To prevent these negative effects from occurring, certain types of permission to fail should be better incorporated into our regulatory system, according to Allen. Allen suggests that this permission might look like loosening strict cost-benefit requirements, promoting transparency in regulatory innovation processes, or changing the public messaging around how efficiency and effectiveness failures should be perceived.

Importantly, Allen does not argue that all types of regulatory failures should be accepted. Instead, Allen identifies the need to establish baselines around the kinds of failures that should be more or less tolerable in a well-functioning regulatory state. In this way, Allen suggests that some types of failure—such as failures of efficiency and effectiveness—should be more excusable than others, especially as compared to the failure of inaction.

To show what these types of acceptable failures might look like, Allen draws inspiration from the private sector’s “fail fast” approach. Failing fast refers to the notion that, in, a rapidly changing world, as soon as you figure out what you need to measure to solve a problem, the metrics change; therefore, building in tolerance for short-term failures can provide beneficial opportunities to troubleshoot, thus shortening the learning curve.

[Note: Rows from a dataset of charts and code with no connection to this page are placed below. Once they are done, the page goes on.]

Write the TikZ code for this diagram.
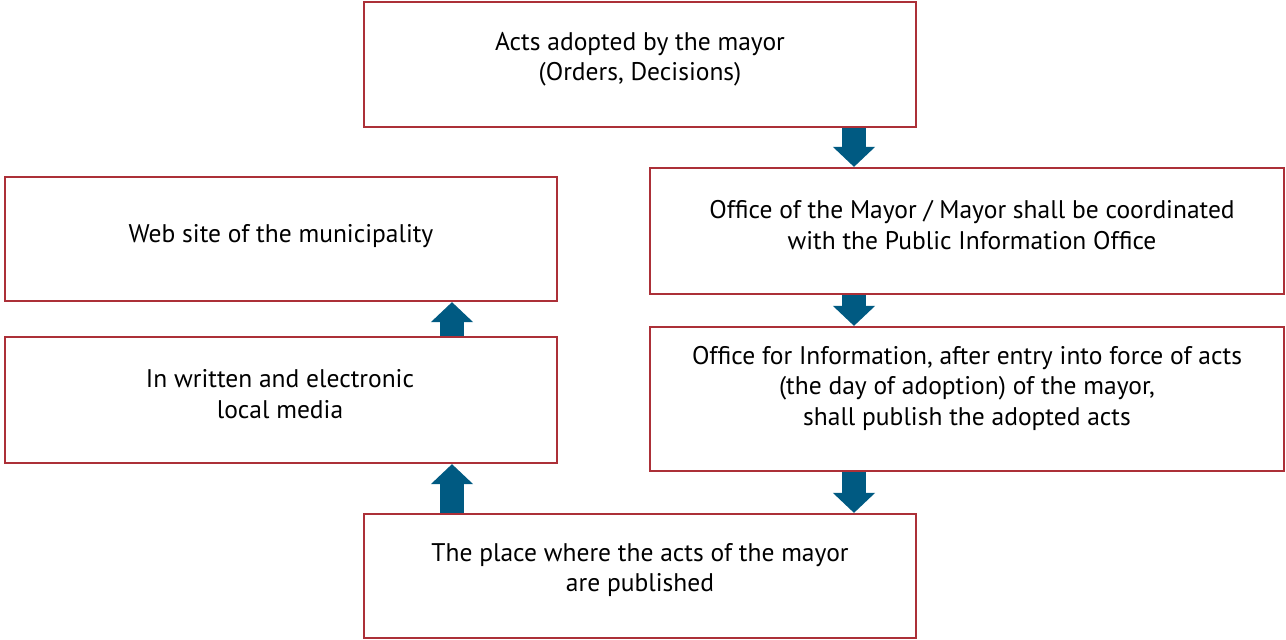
\documentclass[tikz,border=0pt]{standalone}
\usepackage{fontspec}
\setmainfont{PT Sans}
\usetikzlibrary{arrows.meta}
\definecolor{boxred}{RGB}{172,48,56}
\definecolor{arrowblue}{RGB}{0,90,130}
\tikzset{
  box/.style={draw=boxred, line width=2.2pt, fill=white, rectangle, inner sep=0pt},
  txt/.style={align=center, font=\fontsize{25.5}{30.5}\selectfont, inner sep=0pt, text=black},
  fatarrow/.style={draw=arrowblue, line width=24pt, -{Triangle[width=41pt,length=20pt]}}
}
\begin{document}
\begin{tikzpicture}[x=1pt,y=-1pt]
\useasboundingbox (0,0) rectangle (1286,640);
\node[box, minimum width=552pt, minimum height=125pt] (b1) at (640,64.5) {};
\node[box, minimum width=634pt, minimum height=126pt] (b2) at (967,231) {};
\node[box, minimum width=634pt, minimum height=144pt] (b3) at (967,399) {};
\node[box, minimum width=552pt, minimum height=124pt] (b4) at (640,576) {};
\node[box, minimum width=552pt, minimum height=124pt] (b5) at (281,239) {};
\node[box, minimum width=552pt, minimum height=126pt] (b6) at (281,400) {};
\node[txt] (t1) at (640,59) {Acts adopted by the mayor\\(Orders, Decisions)};
\node[txt] (t2) at (972,225) {Office of the Mayor / Mayor shall be coordinated\\with the Public Information Office};
\node[txt] (t3) at (967,388) {Office for Information, after entry into force of acts\\(the day of adoption) of the mayor,\\shall publish the adopted acts};
\node[txt] (t4) at (640,570) {The place where the acts of the mayor\\are published};
\node[txt] (t5) at (281,236) {Web site of the municipality};
\node[txt] (t6) at (280,394) {In written and electronic\\local media};
\coordinate (xr) at (854,0);
\coordinate (xl) at (452,0);
\draw[fatarrow] (b1.south -| xr) -- (b2.north -| xr);
\draw[fatarrow] (b2.south -| xr) -- (b3.north -| xr);
\draw[fatarrow] (b3.south -| xr) -- (b4.north -| xr);
\draw[fatarrow] (b4.north -| xl) -- (b6.south -| xl);
\draw[fatarrow] (b6.north -| xl) -- (b5.south -| xl);
\end{tikzpicture}
\end{document}
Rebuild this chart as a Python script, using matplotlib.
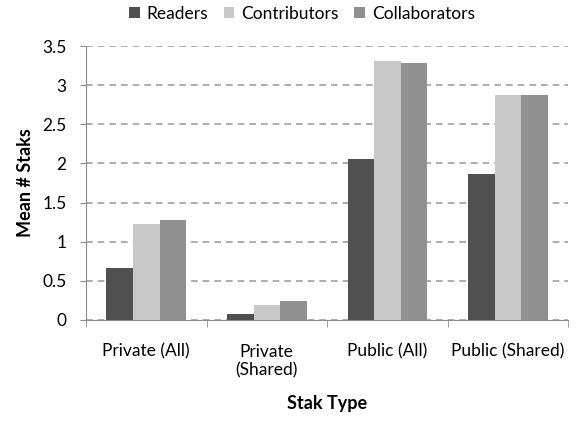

In the fail-fast approach, a firm—or, as Allen argues, a regulatory body—should seek to create a good-enough solution for a problem and implement it without wasting time hoping for the perfect solution. This time wasting can ultimately lead to failure to act altogether, Allen explains.

And according to Allen, this has happened before. To illustrate this point, Allen points to the 2008 financial crisis, which Allen contends resulted in large part from regulatory failure to act.

In the face of the financial crisis, the Federal Reserve, the U.S. Securities and Exchange Commission, and the U.S. Department of the Treasury all refused to “clamp down on financial excesses” created by the newfound availability of subprime mortgages. In a 2011 report, the Financial Crisis Inquiry Commission found that, although financial regulators had “ample power” to take action to prevent the crisis, they chose not to exercise it. Here, Allen argues for “more grace” around some types of regulatory failures and calls for “closer scrutiny of failures of inaction,” such as those implicated in the market crash of 2008.

Distinguishing further between acceptable and unacceptable failures, Allen argues that innovations that result in failures of equity, legitimacy, and credibility should always be avoided.

For example, Allen claims that if a reporting system purports to pull data from regulated bodies but ends up overstepping their authority and going on “fishing expeditions,” the legitimacy of the regulation will be undermined.

Failures of efficiency and efficacy, however, should be treated with some leniency, according to Allen. She points out that failures of efficiency and effectiveness, such as trial and error, cost overruns, and abandoning failed projects,” are “hallmarks of the innovation process.” They do not undermine trust in the regulatory process and should not be automatically condemned.

As evidenced by the subprime lending market in 2008, Allen claims that development in the private economic sector often happens quickly and in ways too complicated for traditional regulatory tools to address potential harm. Allen argues that regulators cannot be expected to succeed the first time they innovate to keep up with the fast-moving private sector, so there is some level of risk from regulatory intervention. Indeed, Allen concedes, regulators will fail; it is simply a matter of when and how.

Thus, according to Allen, building certain types of permission to fail into our regulatory system can head off the kinds of crises that result from expecting regulators to be perfect. By encouraging regulators to do the best with the information they have, Allen concludes, they are less likely to shirk their duty, and will better protect the country from disaster.